Not all the College Horizon students who make it through school will
return to their tribal communities. Some will enter the corporate world
or take jobs with government agencies that assist Native tribes. But program
supporters believe the Native tradition of giving back to the community
will mean the investment made in these students will pay lasting dividends.
In Oberlin, Karen Schaefer, 90.3.
Photo Gallery
All Photos by Karen Schaefer

Participants in the College Horizons program at Oberlin
College smile for the camera after an outdoor barbeque on the second
day of their five-day crash-course in preparing for college. Two other
programs were held this year at Westmont College in Santa Barbara, California
and at Harvard College in Cambridge, Massachusetts. In all, 36 of the
nation’s top colleges and universities support in the program
and offer students financial aid packages that supply 100% of demonstrated
need. Shaina Yazzie (seated, front row, far right) from Holbrook, Arizona
wants to become a veterinarian and take her skills back home to the
Navajo Nation. Fellow Holbrook High School student Jay Yazzie (seated,
front row, far left) wants to study civil engineering and architecture.

Founder and Director of the College Horizons program
Whitney Laughlin accepts thanks from Oberlin College Associate Dean
of Admissions Tom Abeyta on the stage of Warner Concert Hall on the
Oberlin campus.

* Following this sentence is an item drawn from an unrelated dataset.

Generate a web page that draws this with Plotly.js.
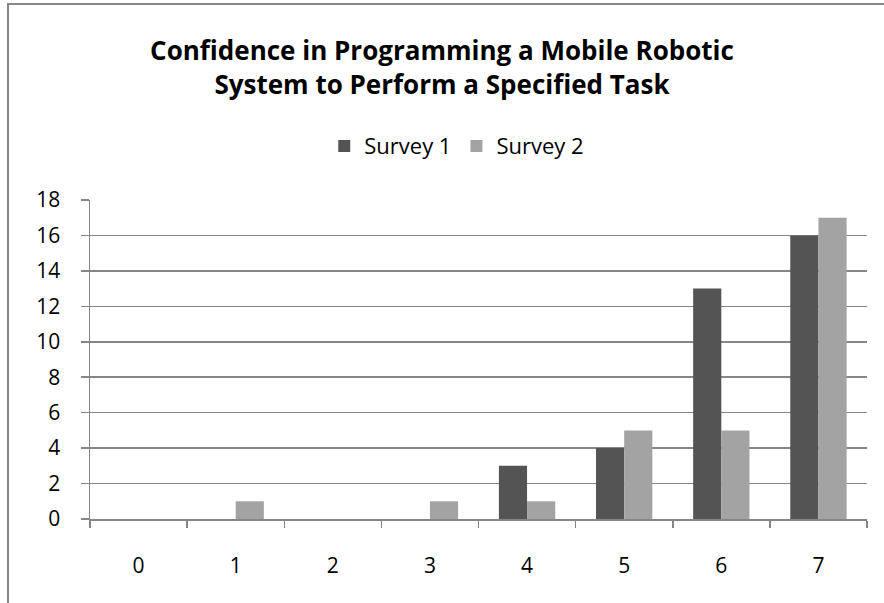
<!DOCTYPE html>
<html>
<head>
<meta charset="utf-8">
<script src="https://cdn.plot.ly/plotly-3.0.1.min.js"></script>
<style>
  html, body { margin: 0; padding: 0; background: #fff; }
  #wrap { position: relative; width: 884px; height: 603px; overflow: hidden; }
  #chart { width: 884px; height: 603px; }
  #frame { position: absolute; left: 7px; top: 3px; width: 900px; height: 700px;
           border-top: 2px solid #868686; border-left: 2px solid #868686; pointer-events: none; }
</style>
</head>
<body>
<div id="wrap">
  <div id="chart"></div>
  <div id="frame"></div>
</div>
<script>
const categories = ["0", "1", "2", "3", "4", "5", "6", "7"];
const survey1 = [0, 0, 0, 0, 3, 4, 13, 16];
const survey2 = [0, 1, 0, 1, 1, 5, 5, 17];
const seriesNames = ["Survey 1", "Survey 2"];
const yTicks = [0, 2, 4, 6, 8, 10, 12, 14, 16, 18];

const FONT = "Open Sans, Noto Sans, sans-serif";

const traces = [
  { type: "bar", name: seriesNames[0], x: categories, y: survey1,
    marker: { color: "#545454", line: { width: 0 } } },
  { type: "bar", name: seriesNames[1], x: categories, y: survey2,
    marker: { color: "#a3a3a3", line: { width: 0 } } }
];

const layout = {
  width: 884, height: 603,
  margin: { l: 90, r: 17, t: 200, b: 84 },
  paper_bgcolor: "#ffffff", plot_bgcolor: "#ffffff",
  font: { family: FONT, color: "#000000", size: 20 },
  title: {
    text: "<b>Confidence in Programming a Mobile Robotic<br>System to Perform a Specified Task</b>",
    font: { family: FONT, size: 26, color: "#000000" },
    x: 0.5, xref: "container", xanchor: "center",
    y: 0.9, yref: "container", yanchor: "top"
  },
  showlegend: true,
  legend: {
    orientation: "h", x: 0.472, xanchor: "center", y: 1.169, yanchor: "middle",
    font: { family: FONT, size: 22, color: "#000000" },
    traceorder: "normal", itemwidth: 30
  },
  bargap: 0.42, bargroupgap: 0, barmode: "group",
  xaxis: {
    type: "category", categoryorder: "array", categoryarray: categories,
    tickson: "boundaries", ticks: "outside", ticklen: 7, tickcolor: "#868686", tickwidth: 1.5,
    showline: true, linecolor: "#868686", linewidth: 1.5,
    showgrid: false, zeroline: false,
    ticklabelstandoff: 27,
    tickfont: { family: FONT, size: 21, color: "#000000" }
  },
  yaxis: {
    range: [0, 18], tickmode: "array", tickvals: yTicks, ticktext: yTicks.map(String),
    ticks: "outside", ticklen: 8, tickcolor: "#868686", tickwidth: 1.5,
    showline: true, linecolor: "#868686", linewidth: 1.5,
    showgrid: true, gridcolor: "#868686", gridwidth: 1.5,
    zeroline: false,
    ticklabelstandoff: 16,
    tickfont: { family: FONT, size: 21, color: "#000000" }
  }
};

Plotly.newPlot("chart", traces, layout, { displayModeBar: false, staticPlot: true });
</script>
</body>
</html>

Students gathered here for a concert by Oberlin Conservatory
students, then offered their own talent show of Native dances and music,
as well as poetry and storytelling.

Navajo student Maranda Yazzie sings a traditional song
to the accompaniment of her drum.

Kace Hogner from Tulsa, Oklahoma performs an impromptu
on her Native flute, which she’s only been playing for a few months.

Grace Settler, who has worked with the program for
two years, is an elder with the Yakima tribe in Washington State. Students
call her ‘grandma.’ She tells them about the treaty progress
her tribe has made. Settler believes that educating Indian youth at
the highest levels will be the saving of her people.